After being demobilized, he joined the insurance industry. He rose to the position of vice-president and director of Peerless Insurance Agencies in 1948. He became president in 1963. He later was chief executive officer of the firm of Charbonneau, Dulude and Associates Ltd., Insurance Brokers, and became a limited partner in the Mer Banco Group of Calgary. Charbonneau was on the board of directors of Canadian National Railway from 1961 to 1964.

He was summoned to the Senate on September 27, 1979 on the advice of Prime Minister Joe Clark, and sat as a Progressive Conservative. When Brian Mulroney became prime minister following the 1984 federal election, he recommended Charbonneau for the position of Speaker.

During much of Charbonneau's tenure, the Liberal Party held a majority in the Senate, despite the fact that the Progressive Conservatives formed the government, due to their majority in the House of Commons.

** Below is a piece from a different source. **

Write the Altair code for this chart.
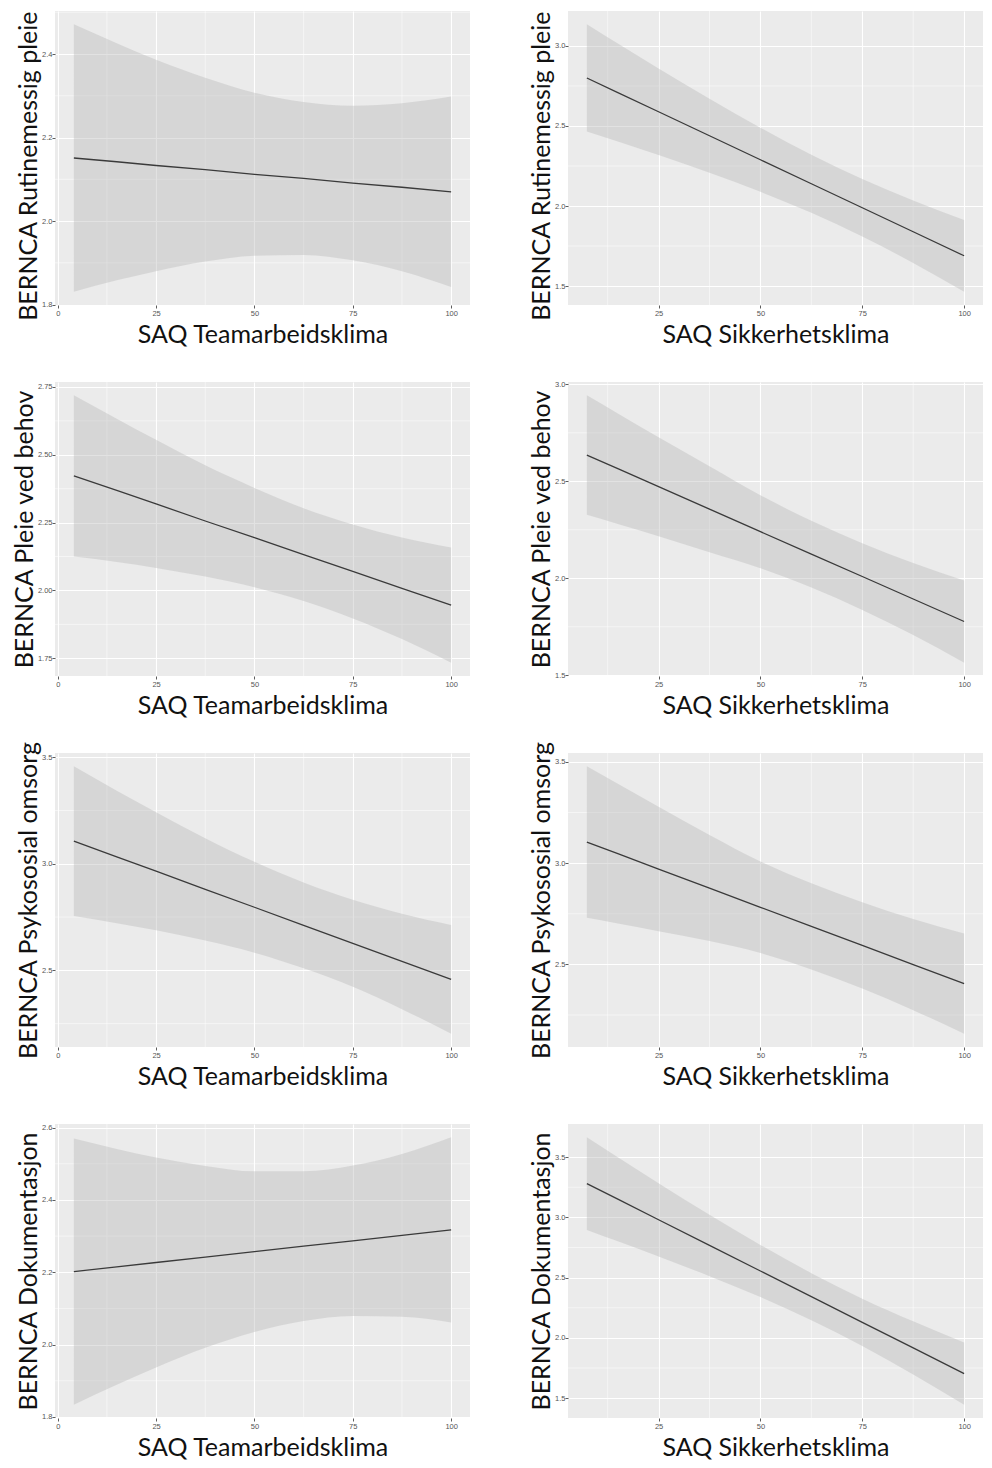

This resulted in a number of occasions where the Senate defeated or delayed legislation passed by the House of Commons – a relatively rare occurrence in Canadian politics.

Opposition to the introduction of the Goods and Services Tax in 1990 resulted in Prime Minister Mulroney using a never-before-utilized section of the Constitution of Canada that allowed him to recommend to the Queen the appointment of eight additional Senators (two per region) beyond the usual maximum number of occupants of the upper chamber. This extraordinary appointment gave the Progressive Conservatives control of the Senate for the first time in decades. The measure resulted in an especially tumultuous debate in the usually staid upper house, providing a challenge to Charbonneau to maintain decorum.

This resulted in what opposition parties and outsiders viewed as abuses of his power as Speaker, including locking the Opposition out of voting sessions, turning off the bells that call Senators to votes, ramming through motions without debate, moving for divisions without the presence of Party Whips, and actually voting himself on many motions to help them carry.

In June 1991, the Senate adopted a major overhaul to the standing rules of the Senate giving the Speaker of the Senate powers more consistent with those of the Speaker of the Canadian House of Commons, previously the Senate Speaker enjoyed far less control over the upper house.

Charbonneau stepped down as Speaker following the defeat of the Progressive Conservatives in the 1993 federal election. As is customary for former Speakers, he was elevated to the Queen's Privy Council for Canada (in 1996). He retired from the Senate in 1997 upon reaching the mandatory retirement age of 75.